Interest and other income for the three months ended June 30, 2010 was relatively flat as compared to the three months ended March 31, 2010.

Income Taxes

Three months ended June 30, 2010 as compared to the three months ended June 30, 2009

Three Months Ended Change
June 30,
2010
June 30,
2009
Q2’10 vs.
Q2’09
(in thousands, except percentages)

Provision for income taxes

$ 29,851 $ 20,531 45.4 %

Effective tax rate

40.7 % 38.8 %

Our effective tax rate for the second quarter of 2010 was 40.7% and differed from the federal statutory rate due primarily to state taxes. The increase in our effective tax rate was primarily attributable to a discrete benefit for Federal and State tax credits recorded during the previous quarter.

Six months ended June 30, 2010 as compared to the six months ended June 30, 2009

Six Months Ended Change
June 30,
2010
June 30,
2009
YTD’10 vs.
YTD’09
(in thousands, except percentages)

Provision for income taxes

$ 51,937 $ 35,579 46.0 %

Effective tax rate

40.7 % 39.4 %

Our effective tax rate for the six months ended June 30, 2010 was 40.7% and differed from the federal statutory rate due primarily to state taxes. The increase in our effective tax rate was primarily attributable to a discrete benefit for Federal and State tax credits recorded during the previous quarters.

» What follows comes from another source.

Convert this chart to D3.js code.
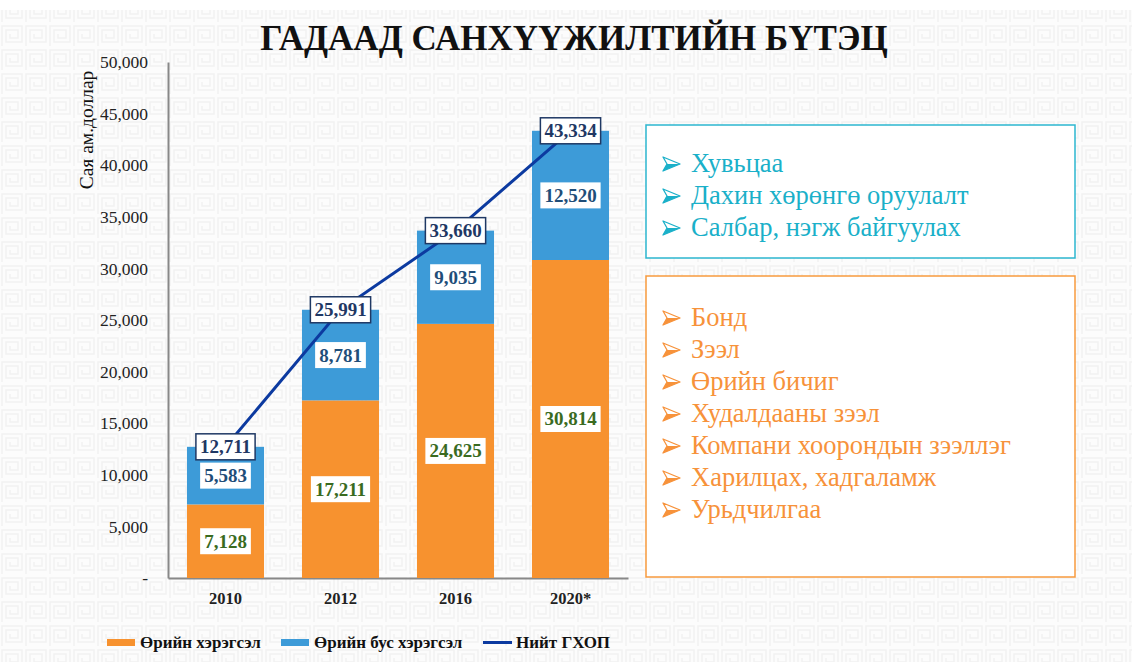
<!DOCTYPE html>
<html>
<head>
<meta charset="utf-8">
<title>Гадаад санхүүжилтийн бүтэц</title>
<script src="https://cdn.jsdelivr.net/npm/d3@7"></script>
<style>
  body { margin: 0; background: #fff; }
  svg text { font-family: "Liberation Serif", "Times New Roman", serif; }
  .axis text { font-size: 17.5px; fill: #222; }
  .axis path, .axis line { stroke: #888; }
</style>
</head>
<body>
<svg id="chart" width="1132" height="662"></svg>
<script>
var years = ["2010", "2012", "2016", "2020*"];
var debtValues = [7128, 17211, 24625, 30814];
var nonDebtValues = [5583, 8781, 9035, 12520];
var totalValues = [12711, 25991, 33660, 43334];
var yTicks = [0, 5000, 10000, 15000, 20000, 25000, 30000, 35000, 40000, 45000, 50000];
var nonDebtItems = ["Хувьцаа", "Дахин хөрөнгө оруулалт", "Салбар, нэгж байгуулах"];
var debtItems = ["Бонд", "Зээл", "Өрийн бичиг", "Худалдааны зээл", "Компани хоорондын зээллэг", "Харилцах, хадгаламж", "Урьдчилгаа"];

var orange = "#f7922f", blue = "#3d9bd8", navy = "#0c3aa0";
var svg = d3.select("#chart");

// faint background pattern
var defs = svg.append("defs");
var pat = defs.append("pattern").attr("id", "bg").attr("width", 24).attr("height", 24)
  .attr("patternUnits", "userSpaceOnUse");
pat.append("rect").attr("width", 24).attr("height", 24).attr("fill", "#fcfcfc");
pat.append("path").attr("d", "M2 22 V2 H22 V18 H6 V6 H18 V14 H10 V10")
  .attr("fill", "none").attr("stroke", "#f2f2f2").attr("stroke-width", 1.5);
svg.append("rect").attr("x", 0).attr("y", 10).attr("width", 1132).attr("height", 652).attr("fill", "url(#bg)");

// title
svg.append("text").attr("x", 574).attr("y", 50).attr("text-anchor", "middle")
  .style("font-size", "35px").style("font-weight", "bold").attr("fill", "#111")
  .text("ГАДААД САНХҮҮЖИЛТИЙН БҮТЭЦ");

var plotL = 168, plotR = 628, plotT = 62, plotB = 578;
var x = d3.scaleBand().domain(years).range([plotL, plotR]).paddingInner(0.33).paddingOuter(0.165);
var y = d3.scaleLinear().domain([0, 50000]).range([plotB, plotT]);

var yAxis = d3.axisLeft(y).tickValues(yTicks).tickSize(0).tickPadding(20)
  .tickFormat(function(d){ return d === 0 ? "-" : d3.format(",")(d); });
var gy = svg.append("g").attr("class", "axis").attr("transform", "translate(" + plotL + ",0)").call(yAxis);
gy.select(".domain").attr("stroke-width", 2);

var xAxis = d3.axisBottom(x).tickSize(0).tickPadding(14);
var gx = svg.append("g").attr("class", "axis").attr("transform", "translate(0," + plotB + ")").call(xAxis);
gx.select(".domain").attr("stroke-width", 2);
gx.selectAll("text").style("font-weight", "bold").style("font-size", "16.5px").attr("fill", "#111");

svg.append("text").attr("transform", "translate(93,130) rotate(-90)").attr("text-anchor", "middle")
  .style("font-size", "19.5px").attr("fill", "#111").text("Сая ам.доллар");

// bars
var bars = svg.append("g");
bars.selectAll(".debt").data(years).enter().append("rect")
  .attr("x", function(d){ return x(d); }).attr("width", x.bandwidth())
  .attr("y", function(d, i){ return y(debtValues[i]); })
  .attr("height", function(d, i){ return y(0) - y(debtValues[i]); })
  .attr("fill", orange);
bars.selectAll(".nondebt").data(years).enter().append("rect")
  .attr("x", function(d){ return x(d); }).attr("width", x.bandwidth())
  .attr("y", function(d, i){ return y(debtValues[i] + nonDebtValues[i]); })
  .attr("height", function(d, i){ return y(debtValues[i]) - y(debtValues[i] + nonDebtValues[i]); })
  .attr("fill", blue);

function label(g, cx, cy, txt, color, border) {
  var t = g.append("text").attr("x", cx).attr("y", cy + 6.5).attr("text-anchor", "middle")
    .style("font-size", "19px").style("font-weight", "bold").attr("fill", color).text(txt);
  var w = t.node().getComputedTextLength() + 8;
  g.insert("rect", function(){ return t.node(); })
    .attr("x", cx - w / 2).attr("y", cy - 13).attr("width", w).attr("height", 26)
    .attr("fill", "#fff").attr("stroke", border || "none").attr("stroke-width", border ? 1.5 : 0);
}
var fmt = d3.format(",");
var lab = svg.append("g");
years.forEach(function(d, i){
  var cx = x(d) + x.bandwidth() / 2;
  label(lab, cx, (y(0) + y(debtValues[i])) / 2, fmt(debtValues[i]), "#3a6b1f");
  label(lab, cx, (y(debtValues[i]) + y(debtValues[i] + nonDebtValues[i])) / 2, fmt(nonDebtValues[i]), "#1f4e79");
});

// total line
var line = d3.line().x(function(d){ return x(d) + x.bandwidth() / 2; })
  .y(function(d, i){ return y(totalValues[i]); });
svg.append("path").datum(years).attr("d", line).attr("fill", "none").attr("stroke", navy).attr("stroke-width", 3);
var tl = svg.append("g");
years.forEach(function(d, i){
  label(tl, x(d) + x.bandwidth() / 2, y(totalValues[i]), fmt(totalValues[i]), "#1f3864", "#1f3864");
});

// legend
var leg = svg.append("g").style("font-size", "17px").style("font-weight", "bold");
leg.append("rect").attr("x", 107).attr("y", 639).attr("width", 28).attr("height", 7).attr("fill", orange);
leg.append("text").attr("x", 140).attr("y", 648).attr("fill", "#111").text("Өрийн хэрэгсэл");
leg.append("rect").attr("x", 281).attr("y", 639).attr("width", 28).attr("height", 7).attr("fill", blue);
leg.append("text").attr("x", 314).attr("y", 648).attr("fill", "#111").text("Өрийн бус хэрэгсэл");
leg.append("line").attr("x1", 483).attr("x2", 512).attr("y1", 642.5).attr("y2", 642.5).attr("stroke", navy).attr("stroke-width", 3);
leg.append("text").attr("x", 516).attr("y", 648).attr("fill", "#111").text("Нийт ГХОП");

// info boxes with arrowhead bullets
function infoBox(bx, by, bw, bh, stroke, color, items, firstY) {
  var g = svg.append("g");
  g.append("rect").attr("x", bx).attr("y", by).attr("width", bw).attr("height", bh)
    .attr("fill", "#fff").attr("stroke", stroke).attr("stroke-width", 1.5);
  items.forEach(function(it, i){
    var yy = firstY + i * 32;
    var b = g.append("g").attr("transform", "translate(663," + (yy - 8) + ")");
    b.append("path").attr("d", "M0,-7 L17,0 L0,7 L4,0 Z").attr("fill", "none")
      .attr("stroke", color).attr("stroke-width", 1.3).attr("stroke-linejoin", "round");
    b.append("path").attr("d", "M4,0 L17,0 L0,7 Z").attr("fill", color);
    g.append("text").attr("x", 691).attr("y", yy).style("font-size", "26.5px").attr("fill", color).text(it);
  });
}
infoBox(646, 125, 429, 133, "#2db6cf", "#1ab0c9", nonDebtItems, 172);
infoBox(646, 276, 429, 301, "#f79a3e", "#f7923a", debtItems, 326);
</script>
</body>
</html>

Three months ended June 30, 2010 as compared to the three months ended March 31, 2010

Three Months Ended Change
June 30,
2010
March 31,
2010
Q2’10 vs.
Q1’10
(in thousands, except percentages)

Provision for income taxes

$ 29,851 $ 22,086 35.2%

Effective tax rate

40.7 % 40.6 %

Our effective tax rate was relatively flat for the second quarter of 2010 as compared to the first quarter of 2010.

Liquidity and Capital Resources

Our primary source of liquidity has been cash generated from operations. Additionally, in November 2009, we issued $200 million of our 8.50% senior notes due in 2017. Our primary uses of cash include operating activities, such as payroll related expenses, shipping and packaging expenses and marketing, as well as our stock repurchase programs, the acquisition and licensing of content, and capital expenditures related to information technology and automation equipment. We expect to continue to make substantial investments in our content library, and in particular may increase spending associated with streaming content. These investments could impact our liquidity and in particular our operating cash flows.

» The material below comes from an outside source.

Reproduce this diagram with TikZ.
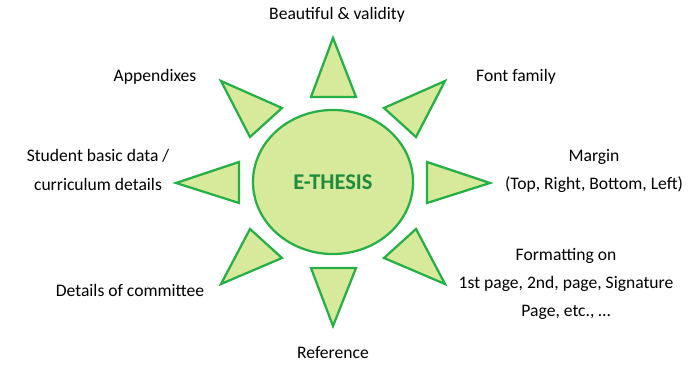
\documentclass[tikz,border=0pt]{standalone}
\usepackage{fontspec}
\setmainfont{Carlito}
\usepackage{xcolor}
\usetikzlibrary{shapes.geometric,positioning}

\definecolor{sunfill}{RGB}{215,233,155}
\definecolor{sunline}{RGB}{37,175,70}
\definecolor{suntext}{RGB}{30,140,60}

\tikzset{
  ray/.style={draw=sunline,fill=sunfill,line width=1.6pt,line join=miter},
  topic/.style={font=\fontsize{12.5}{20}\selectfont,align=center,inner sep=1pt}
}

\begin{document}
\begin{tikzpicture}[x=0.025cm,y=-0.025cm]
\useasboundingbox (0,0) rectangle (694,365);

% Centre of the sun
\node[ellipse,ray,minimum width=4cm,minimum height=3.6cm,
  text=suntext,font=\fontsize{16}{18}\selectfont\bfseries] (core) at (333,182) {E-THESIS};

% Rays
\draw[ray] (333,38) -- (311,97) -- (356,97) -- cycle;   % top
\draw[ray] (445,81) -- (384,108) -- (416,137) -- cycle; % upper right
\draw[ray] (490,183) -- (427,162) -- (427,203) -- cycle;% right
\draw[ray] (445,284) -- (384,258) -- (416,229) -- cycle;% lower right
\draw[ray] (333,326) -- (311,268) -- (356,268) -- cycle;% bottom
\draw[ray] (221,284) -- (282,258) -- (250,229) -- cycle;% lower left
\draw[ray] (176,183) -- (239,162) -- (239,203) -- cycle;% left
\draw[ray] (221,81) -- (282,108) -- (250,137) -- cycle; % upper left

% Topics
\node[topic] (beauty) at (337,15) {Beautiful \& validity};
\node[topic] (font) at (516,77) {Font family};
\node[topic] (margin) at (594,171) {Margin\\(Top, Right, Bottom, Left)};
\node[topic] (format) at (566,284) {Formatting on\\1st page, 2nd, page, Signature\\Page, etc., \dots};
\node[topic] (refer) at (333,353) {Reference};
\node[topic] (committee) at (130,290) {Details of committee};
\node[topic] (student) at (98,170) {Student basic data /\\curriculum details};
\node[topic] (append) at (155,77) {Appendixes};
\end{tikzpicture}
\end{document}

Although we currently anticipate that cash flows from operations, together with our available funds, will continue to be sufficient to meet our cash needs for the foreseeable future, we may require or choose to obtain additional financing. Our ability to obtain additional financing will depend on, among other things, our development efforts, business plans, operating performance and the condition of the capital markets at the time we seek financing.

On June 11, 2010, we announced that our Board of Directors authorized a stock repurchase program allowing us to repurchase $300 million of our common stock through the end of 2012. As of June 30, 2010, we have purchased approximately $0.8 million of our common stock under this program. The timing and actual number of shares repurchased will depend on various factors, including price, corporate and regulatory requirements, debt covenant requirements, alternative investment opportunities and other market conditions.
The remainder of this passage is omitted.